O Sr. Presidente: - Portanto, os problemas estão quase explicitados.
Tem a palavra o Sr. Deputado José Magalhães.
O Sr. José Magalhães (PCP): - Creio que V. Exa. s compreenderá que entendamos por aqui que vale a pena responder a algumas das acusações feitas, até porque muitas delas equacionam problemas que devem ser ultrapassados se se quiser caminhar para uma solução construtiva nesta esfera.

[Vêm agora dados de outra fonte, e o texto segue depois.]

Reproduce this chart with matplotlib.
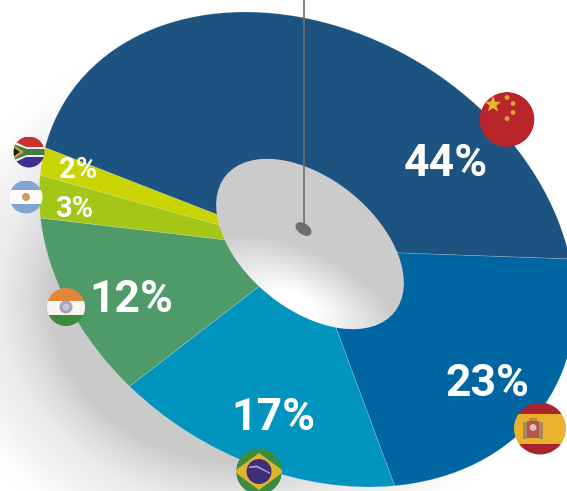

Creio que o mais impressionante do conjunto das interrogações suscitadas é o facto de elas contraditarem uma coisa óbvia. Srs. Deputados, perguntaria se pode ser o contrário, isto é, se num Estado de direito democrático é concebível que nos processos disciplinares - todos os processos disciplinares, em qualquer instituição ou entidade, pública ou privada, de qualquer natureza, ou nos processos sancionatórios que haja - não sejam concedidos aos que neles estejam envolvidos os direitos elementares de audiência, de defesa e de produção de prova.